Aim
Copy out each line of the material below that holds the string "React".

-- Start Available data --

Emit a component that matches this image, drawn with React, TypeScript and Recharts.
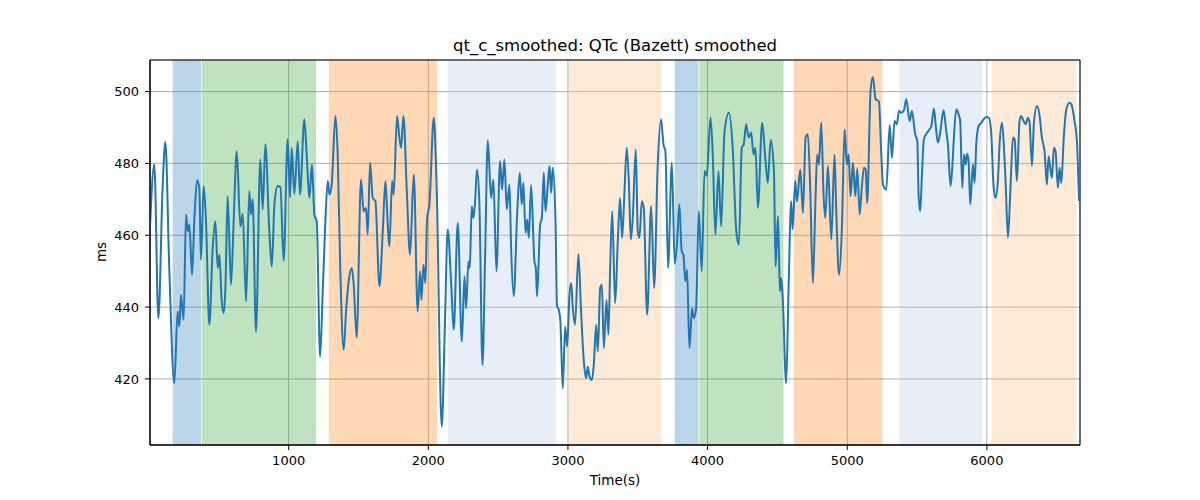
import React from "react";
import {
  LineChart,
  Line,
  XAxis,
  YAxis,
  CartesianGrid,
  ReferenceArea,
} from "recharts";

// sample times (s)
const times = [
  7, 38, 67, 98, 117, 145, 181, 205, 217, 229, 248, 265, 277, 289, 308, 325, 344, 360, 372, 391,
  408, 432, 456, 475, 492, 504, 520, 535, 547, 563, 587, 606, 628, 654, 671, 695, 718, 730, 742, 766,
  797, 814, 833, 862, 879, 898, 921, 941, 964, 993, 1010, 1022, 1041, 1065, 1081, 1112,
  1129, 1148, 1167, 1184, 1201, 1225, 1244, 1263, 1280, 1292, 1308, 1335, 1351, 1370, 1394, 1411,
  1430, 1452, 1466, 1487, 1518, 1537, 1554, 1566, 1583, 1602, 1621, 1650, 1674, 1693, 1709, 1721,
  1741, 1752, 1776, 1793, 1805, 1822, 1846, 1869, 1896, 1924, 1941, 1951, 1965, 1979, 1991, 2008,
  2039, 2060, 2096, 2120, 2139, 2163, 2182, 2211, 2240, 2259,
  2271, 2287, 2297, 2311, 2323, 2335, 2349, 2366, 2388, 2407, 2426, 2450, 2466, 2488, 2514, 2528,
  2545, 2562, 2581, 2593, 2612, 2636, 2655, 2669, 2681, 2696, 2708, 2720, 2736, 2760, 2770, 2779,
  2801, 2813, 2827, 2839, 2856, 2868, 2880, 2891, 2911, 2922, 2934, 2946, 2963, 2980, 2994, 3011,
  3023, 3035, 3051, 3075, 3094, 3114, 3130, 3142, 3154, 3171, 3185, 3202, 3214, 3231, 3243, 3257,
  3276, 3290, 3302, 3317, 3338,
  3357, 3373, 3388, 3404, 3421, 3436, 3450, 3464, 3486, 3500, 3512, 3529, 3543, 3567, 3596, 3617,
  3643, 3667, 3684, 3698, 3717, 3744, 3765, 3782, 3798, 3815, 3827, 3841, 3853, 3870, 3889, 3901,
  3918, 3937, 3958, 3978, 3994, 4021, 4037, 4056, 4078, 4097, 4121, 4152, 4181, 4204, 4224, 4245,
  4259, 4276, 4295, 4312, 4329, 4343, 4360, 4391, 4415, 4431, 4452,
  4475, 4487, 4504, 4518, 4527, 4537, 4563, 4580, 4599, 4609, 4628, 4640, 4664, 4683, 4702, 4718,
  4735, 4754, 4773, 4785, 4797, 4814, 4831, 4843, 4862, 4886, 4909, 4921, 4941, 4962, 4981, 4998,
  5010, 5024, 5041, 5058, 5072, 5089, 5105, 5120, 5132, 5143, 5167, 5184, 5203, 5227, 5244, 5256,
  5280, 5304, 5320, 5339, 5356, 5370, 5387, 5406, 5423, 5447, 5463, 5487, 5502, 5511, 5523, 5535,
  5549, 5573, 5590,
  5602, 5621, 5633, 5649, 5666, 5690, 5709, 5721, 5740, 5752, 5764, 5781, 5797, 5809, 5824, 5836,
  5848, 5859, 5869, 5881, 5900, 5912, 5924, 5941, 5960, 5976, 5996, 6015, 6031, 6048, 6062, 6079,
  6091, 6108, 6122, 6134, 6151, 6168, 6187, 6199, 6215, 6234, 6246, 6258, 6277, 6294, 6306, 6323,
  6337, 6359, 6378, 6394, 6413, 6430, 6442, 6454, 6466, 6480, 6492, 6509, 6521, 6533, 6550, 6569,
  6593, 6605, 6628, 6645, 6660,
];

// QTc (Bazett) smoothed, ms
const qtc = [
  462.5, 479.7, 436.9, 474.1, 486.0, 450.9, 418.8, 438.8, 434.6, 443.4, 436.5, 465.8, 461.1, 463.0, 449.0, 464.8, 475.3, 473.2, 453.2, 473.7,
  463.9, 435.1, 456.5, 463.9, 450.9, 454.6, 442.0, 438.3, 445.3, 470.9, 446.2, 463.9, 483.4, 462.5, 466.0, 441.6, 472.3, 465.8, 470.0, 433.2,
  481.1, 467.2, 485.3, 460.7, 451.3, 468.6, 473.7, 473.4, 452.9, 486.7, 470.6, 484.4, 471.5, 486.2, 471.3, 492.3,
  482.5, 470.4, 479.7, 465.8, 463.9, 426.2, 444.4, 463.9, 475.1, 471.3, 474.1, 493.2, 482.5, 450.0, 428.1, 438.8,
  447.2, 450.9, 446.2, 431.5, 475.5, 466.7, 467.6, 460.2, 480.2, 470.4, 469.5, 445.8, 461.1, 475.1, 463.4, 456.9,
  475.1, 471.3, 493.2, 487.2, 484.4, 493.2, 472.3, 454.6, 476.9, 438.8, 450.0, 442.0, 451.8, 446.7, 464.4, 468.6,
  492.7, 473.2, 406.7, 436.9, 461.6, 447.2, 433.7, 463.4, 430.4, 448.6,
  439.7, 452.7, 450.9, 468.1, 464.8, 469.5, 478.3, 468.6, 423.9, 454.6, 486.4, 470.4, 475.5, 450.0, 480.7, 472.7,
  481.1, 467.2, 474.1, 456.5, 443.0, 465.8, 477.4, 468.6, 474.6, 460.7, 464.4, 459.3, 474.0, 452.7, 450.9, 443.0,
  463.0, 464.8, 477.4, 466.7, 474.1, 479.3, 471.8, 478.8, 463.9, 440.2, 439.3, 436.0, 417.4, 434.6, 429.0, 443.4,
  446.7, 439.7, 435.1, 454.8, 438.8, 424.8, 420.2, 423.4, 420.7, 419.7, 423.9, 435.1, 427.6, 445.3, 446.2, 428.6,
  442.0, 432.3, 450.0, 466.7, 441.1,
  458.3, 470.4, 459.3, 471.3, 484.4, 475.1, 458.8, 464.8, 483.9, 461.1, 459.3, 469.5, 467.6, 437.9, 468.1, 445.3,
  479.7, 492.3, 485.3, 483.4, 450.9, 480.2, 452.0, 458.3, 468.6, 455.5, 454.6, 447.2, 450.4, 428.6, 439.7, 436.9,
  439.7, 466.7, 450.0, 477.9, 476.5, 492.7, 482.5, 460.2, 477.9, 462.5, 488.6, 494.1, 483.4, 462.0, 457.4, 484.4,
  485.3, 490.9, 487.2, 488.6, 482.5, 484.4, 467.6, 491.3, 480.7, 474.6, 486.5,
  477.9, 451.3, 465.3, 444.4, 448.1, 443.4, 418.8, 445.3, 469.5, 461.6, 475.1, 469.5, 478.3, 466.2, 487.2, 488.1,
  473.2, 446.7, 470.4, 482.5, 479.7, 491.3, 470.9, 464.8, 479.3, 458.8, 482.5, 467.6, 449.0, 462.0, 489.5, 479.7,
  482.5, 470.9, 480.2, 470.9, 478.6, 465.8, 473.7, 478.8, 478.3, 469.0, 500.2, 504.1, 497.9, 497.2, 482.5, 474.1,
  472.7, 490.7, 481.6, 491.8, 490.9, 494.6, 494.1, 494.8, 497.9, 491.8, 494.6, 488.1, 486.2, 471.3, 466.7, 476.9,
  486.7, 488.6, 489.5,
  490.4, 495.3, 490.9, 485.8, 488.6, 494.8, 489.0, 485.3, 473.7, 478.8, 487.2, 495.1, 493.7, 491.8, 473.2, 482.5,
  479.7, 482.7, 480.7, 468.6, 479.7, 474.6, 485.3, 490.4, 491.3, 492.3, 492.9, 492.7, 488.6, 473.7, 470.4, 475.1,
  485.3, 491.3, 484.8, 475.1, 459.3, 472.3, 487.2, 486.7, 475.1, 491.8, 493.2, 492.3, 490.9, 492.7, 491.3, 479.3,
  491.3, 496.0, 493.2, 487.2, 483.4, 474.1, 482.0, 478.8, 476.0, 484.4, 483.4, 473.2, 478.8, 474.6, 486.7, 495.1,
  496.9, 496.5, 491.8, 486.2, 469.5,
];

// shaded phases
const spanStart = [169, 377, 1287, 2139, 3004, 3765, 3940, 4618, 5375, 6034];
const spanEnd = [372, 1196, 2063, 2915, 3667, 3935, 4544, 5251, 5969, 6640];
const spanKind = [0, 1, 2, 3, 4, 0, 1, 2, 3, 4];
const kindColors = ["#1f77b4", "#2ca02c", "#ff7f0e", "#aec7e8", "#ffbb78"];

const xTicks = [1000, 2000, 3000, 4000, 5000, 6000];
const yTicks = [420, 440, 460, 480, 500];
const X_MIN = 7;
const X_MAX = 6667;
const Y_MIN = 401.6;
const Y_MAX = 508.8;

const data = times.map((t, i) => ({ t, v: qtc[i] }));

const font = "'DejaVu Sans', sans-serif";
const tickStyle = { fontSize: 13, fill: "#000", fontFamily: font };

export default function App() {
  return (
    <div style={{ position: "absolute", left: 0, top: 0, width: 1200, height: 500, background: "#fff", fontFamily: font }}>
      <div style={{ position: "absolute", left: 150, width: 930, top: 36, textAlign: "center", fontSize: 16.5, color: "#000" }}>
        qt_c_smoothed: QTc (Bazett) smoothed
      </div>
      <div style={{ position: "absolute", left: 150, width: 930, top: 472, textAlign: "center", fontSize: 13.5, color: "#000" }}>
        Time(s)
      </div>
      <div style={{ position: "absolute", left: 101, top: 252, fontSize: 13.5, color: "#000", transform: "translate(-50%, -50%) rotate(-90deg)" }}>
        ms
      </div>
      <LineChart width={1200} height={500} data={data} margin={{ top: 60, right: 120, bottom: 25, left: 90 }}>
        {spanStart.map((s, i) => (
          <ReferenceArea
            key={i}
            x1={s}
            x2={spanEnd[i]}
            y1={Y_MIN}
            y2={Y_MAX}
            fill={kindColors[spanKind[i]]}
            fillOpacity={0.3}
            stroke="none"
          />
        ))}
        <CartesianGrid stroke="#b0b0b0" strokeWidth={1} />
        <XAxis
          dataKey="t"
          type="number"
          domain={[X_MIN, X_MAX]}
          ticks={xTicks}
          allowDataOverflow
          height={30}
          tick={tickStyle}
          tickSize={5}
          tickMargin={6}
          axisLine={{ stroke: "#000" }}
          tickLine={{ stroke: "#000" }}
        />
        <YAxis
          type="number"
          domain={[Y_MIN, Y_MAX]}
          ticks={yTicks}
          allowDataOverflow
          width={60}
          tick={tickStyle}
          tickSize={5}
          tickMargin={6}
          axisLine={{ stroke: "#000" }}
          tickLine={{ stroke: "#000" }}
        />
        <Line
          dataKey="v"
          type="monotone"
          stroke="#1f77b4"
          strokeWidth={2}
          dot={false}
          isAnimationActive={false}
        />
        <ReferenceArea x1={X_MIN} x2={X_MAX} y1={Y_MIN} y2={Y_MAX} fill="none" stroke="#000" strokeWidth={1} />
      </LineChart>
    </div>
  );
}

-- End Available data --

Solution for this task
Emit a component that matches this image, drawn with React, TypeScript and Recharts.
import React from "react";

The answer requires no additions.